A Nigerian agent has been caught claiming on camera that he could arrange for players getting yellow or red cards at the World Cup starting in just over a week. The boast comes just days after investigations were opened into allegations of fixing in a friendly between Nigeria and Scotland in London.
Henry Chukwuma Okoroji was filmed telling Mazher Mahmood, in an undercover sting by the newspapers Sun on Sunday, that some of the players going to the World Cup from the Nigeria team were willing to pick up yellow or red cards for 50,000 Euros and 1,00,000 Euros respectively. He also claimed to have two players on his payroll and through a senior official close to the Nigerian Football Federation (NFF), also had the ability to influence team selection at the finals.
The sting was filmed in a Milan — Okoroji now lives in Italy — hotel room in early April. In it, Okoroji and an associate try increasing their credibility by inviting current Lazio and Nigeria player Ogenyi and Onazi without suggesting the player was involved.
“Hundred per cent, two players. It’s left up to you people what you want to do. You people will pay for a yellow or a red card or a penalty,” the agent said.
“Most of them will do it because they don’t pay them good in Nigeria.” He was also sure the approaches would never reach FIFA’s ears. He said: “Never. Nigeria . never, never, never! 100% because I have someone already do this type of thing.”
Okoroji claimed to to have Italian on his rolls to have fixed matches. He also claimed he would travel to Nigeria to fix the deals. He said: “I knew those ones would agree because they’ve never seen money before and they don’t know about these things. I can tell them: ‘Just go and kick someone, I will give you some money’ because they don’t know about fixing.”
Over the past two months, 13 professional players have been arrested over alleged spot-fixing attempts and six more rearrested over fixing claims.
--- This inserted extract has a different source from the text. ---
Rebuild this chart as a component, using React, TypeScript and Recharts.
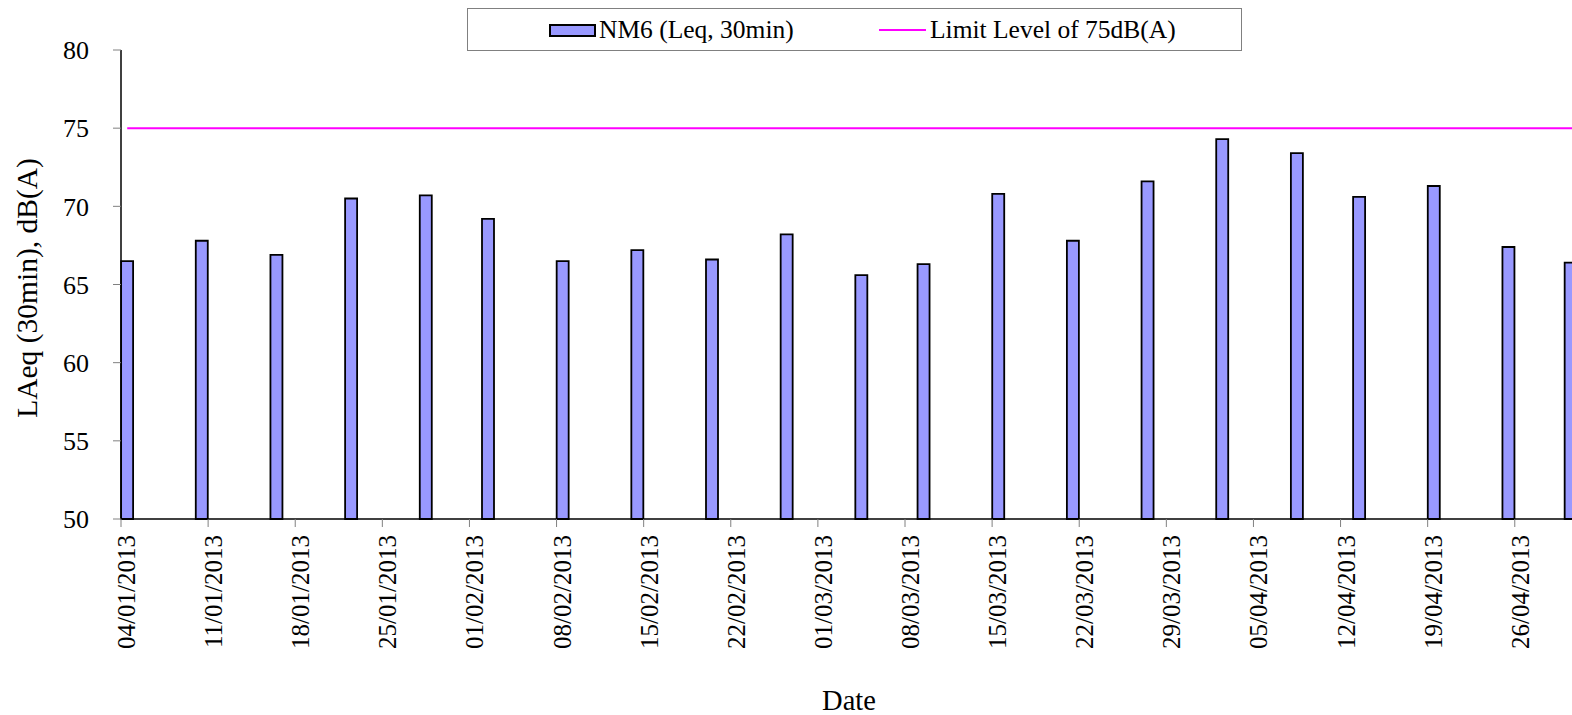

Following the claims over the Nigeria-Scotland friendly, the Nigeria coach Stephen Keshi refuted the allegations point-blank, claiming he had no knowledge of any activity.
While Britain’s National Crime Agency (NCA) would not say anything about investigating the latest claims, the Sun on Sunday’s reported the Italian FA were interested in the latest evidence.
Mazher Mahmood, also known as the Fake Sheikh, a nickname due to habit of disguising himself as a wealthy Arab during one of his elaborate investigations, also broke the story of the alleged cricket betting scam involving the Pakistan cricket that saw Salman
Butt, Mohammad Asif and Mohammad Amir indicted and banned from cricket for varying durations.